Fourth, many Obama supporters believed he was going to act in direct contrast to his record on issues other than the war, on issues like the USAPATRIOT Act and FISA Amendment, the Wall Street Crisis, and NAFTA, as well as a few others where (perhaps by accident) Obama was actually right and his supporters still believed he held the opposite view. Every time Obama acts in a manner consistent with Obama's record but inconsistent with how his supporters thought he would act is another moment to say "see I told you so." It will not likely work as on each of those positions his supporters will discover that the position Obama actually supports was what they supported all along, just like Oceana was always at war with EastAsia.

Fifth, the Republicans are busy trying to figure out where they went wrong. Be sure to tell them that they had a candidate who could have beaten Obama, and they wouldn’t even count his votes at the convention. Be sure to remind the local Republican organizations about that.
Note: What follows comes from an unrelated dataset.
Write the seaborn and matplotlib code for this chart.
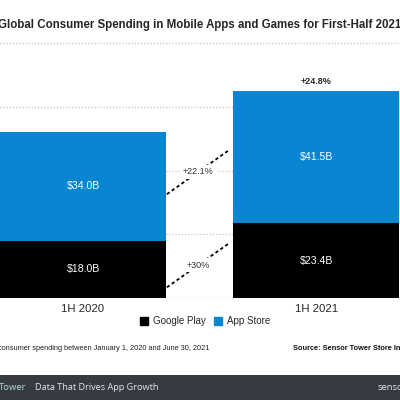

Send them the message "don't blame me, I voted Paul." Even if it isn't true, because not all libertarians did so, it should be said because all Republicans need to hear that.

Sixth, work should not stop on trying to open up the electoral process, a task that is never finished.

Seventh, there will be an effort by Democrats to blame the depression on a hypothetical laissez faire attitue of Bush that must be countered at every turn. Do not allow anyone to describe the financial meltdown as the result of deregulation as Hoover leaves office and Roosevelt enters office.

Finally, never forget to ask the Reform Caucus where are the additional votes Barr was supposed to deliver.